The problem caused by scripts is that they block parallel downloads. The HTTP/1.1 specification suggests that browsers download no more than two components in parallel per hostname. If you serve your images from multiple hostnames, you can get more than two downloads to occur in parallel. While a script is downloading, however, the browser won’t start any other downloads, even on different hostnames.

In some situations it’s not easy to move scripts to the bottom. If, for example, the script uses document.write to insert part of the page’s content, it can’t be moved lower in the page. There might also be scoping issues. In many cases, there are ways to workaround these situations.

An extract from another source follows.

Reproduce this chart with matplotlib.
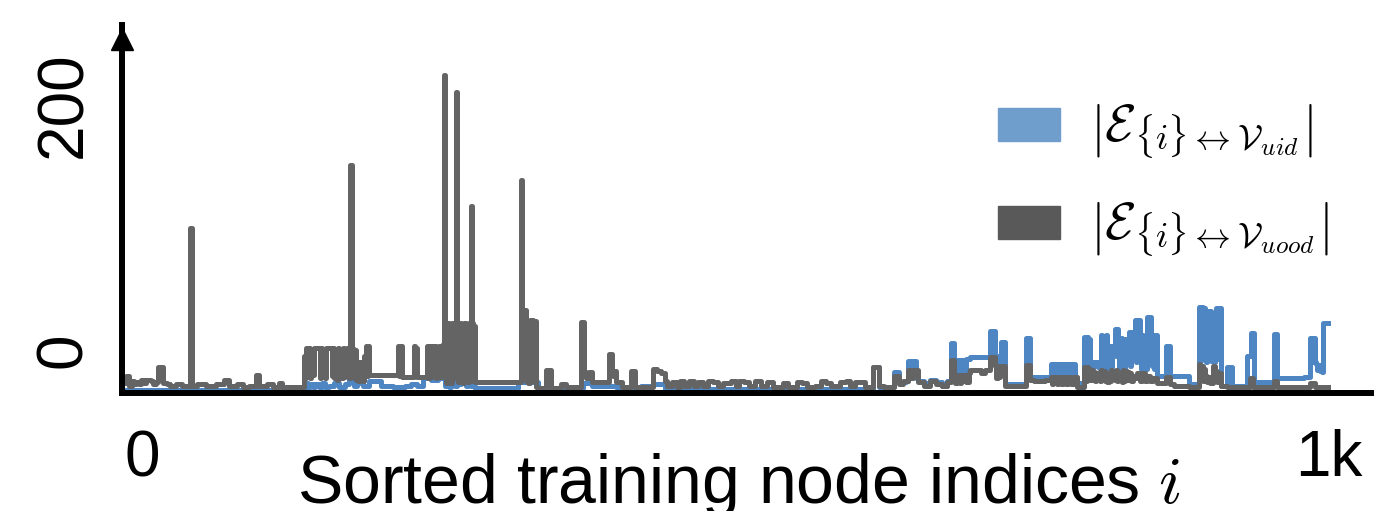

An alternative suggestion that often comes up is to use deferred scripts. The DEFER attribute indicates that the script does not contain document.write, and is a clue to browsers that they can continue rendering. Unfortunately, Firefox doesn’t support the DEFER attribute. In Internet Explorer, the script may be deferred, but not as much as desired. If a script can be deferred, it can also be moved to the bottom of the page. That will make your web pages load faster.

7.Avoid CSS Expressions

CSS expressions are a powerful (and dangerous) way to set CSS properties dynamically. They were supported in Internet Explorer starting with version 5, but were deprecated starting with IE8. As an example, the background color could be set to alternate every hour using CSS expressions:

background-color: expression( (new Date()).getHours()%2 ? “#B8D4FF” : “#F08A00” );

As shown here, the expression method accepts a JavaScript expression. The CSS property is set to the result of evaluating the JavaScript expression. The expression method is ignored by other browsers, so it is useful for setting properties in Internet Explorer needed to create a consistent experience across browsers.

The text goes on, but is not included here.